Coastal Contracts Berhad - Uncertainty Surrounding the Renewal of TC7 Contract

Date: 
2024-11-28
Firm: 
TA
Stock: 
Price Target: 
1.63
Price Call: 
HOLD
Last Price: 
1.49
Upside/Downside: 
+0.14 (9.40%)

Review

  • Coastal Contracts Berhad’s (COASTAL) 9MFY24 core profit of RM61.7mn accounted for 46% of ours and 42% of consensus’ full-year forecasts respectively. The results missed expectation due to weaker-than-expected performance in Vessel Chartering and the absence of revenue from TC7, which we had assumed that there will be an extension of contract with no lag.
  • QoQ: COASTAL’s PBT declined significantly, swinging from RM21.8mn to an LBT of RM46.2mn.
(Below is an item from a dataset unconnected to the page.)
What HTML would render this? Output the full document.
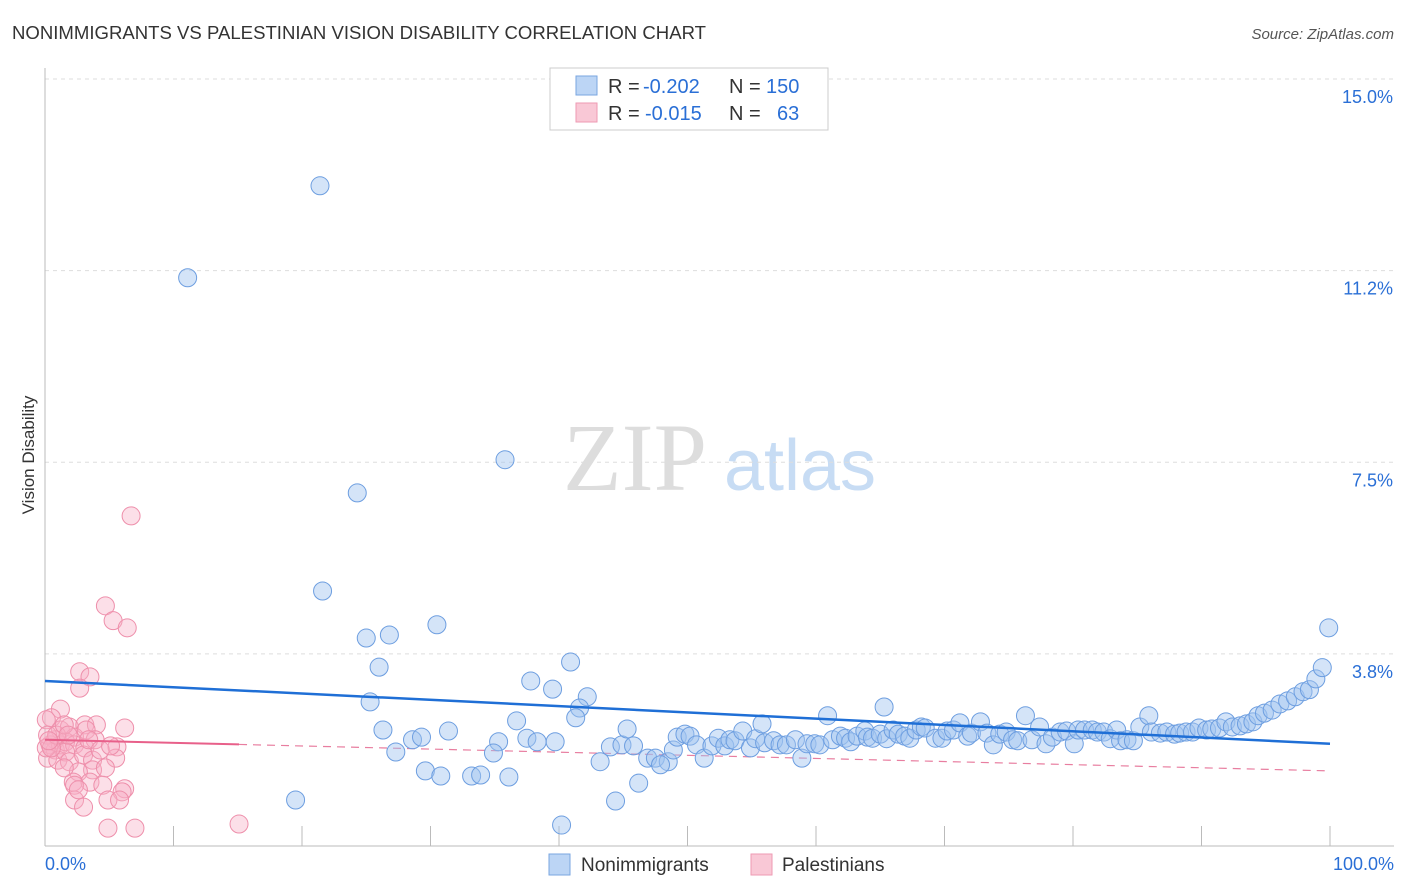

This was driven by a 55.0% QoQ drop in vessel chartering revenue, attributed to the liftboat being off-hire for scheduled maintenance from mid-June 2024 to late August 2024. Additionally, there was no revenue contribution from the Shipbuilding and Ship Repair division during the period.
  • YoY: Similarly to QoQ, PBT plunged from PBT of RM87.9mn to LBT of RM46.2mn mainly due to weaker contributions from Vessel Chartering and the absence of revenue from other business segments.

Impact

  • We trimmed our FY24/FY25/FY26 earnings forecasts by 33.0%/48.0%/29.6% respectively as we reflect 3QFY24 earnings and the increased uncertainty surrounding the renewal of the TC7 contract. Pending further clarity from the upcoming analyst briefing and the company’s ability to secure new income streams to offset expiring contracts, additional adjustments may follow.

Outlook

  • PETRONAS has outlined a total CAPEX range of RM50bn to RM60bn annually and RM300bn over the next five years. COASTAL’s robust balance sheet positions the group well to capitalize on growth opportunities during this industry upcycle.
  • The TC7 contract has already expired with no revenue recognized, indicating no extension or continuation. The group’s main earning contributor beyond 2025 is only Papan plant. While discussions for a 5-year contract extension with Pemex, including adding LPG processing capabilities, are ongoing, delays have been noted. COASTAL faces an urgent need to diversify its income streams to mitigate the impact of expiring contracts.
  • Recap COASTAL has been in discussion with luxury hotel operators to be the operator of Pulau Mabul’s luxury resort. The capex for Phase 1 is estimated to be c.RM85mn and the room rate is expected to be more than USD500 per person per night. Considering that phase 1 of the project will take 1-2 years to complete and discussion is still ongoing, we do not expect the Hospitality segment to generate revenue until FY26.

Valuation

  • Following the change in our earnings forecasts, we lower our TP to RM1.63/share (previous RM1.89/share) based on sum-of-parts valuation. Downgrade from Buy to Hold. We view renewal of contracts for TC7 and also new income streams secured as key rerating catalyst for the stock.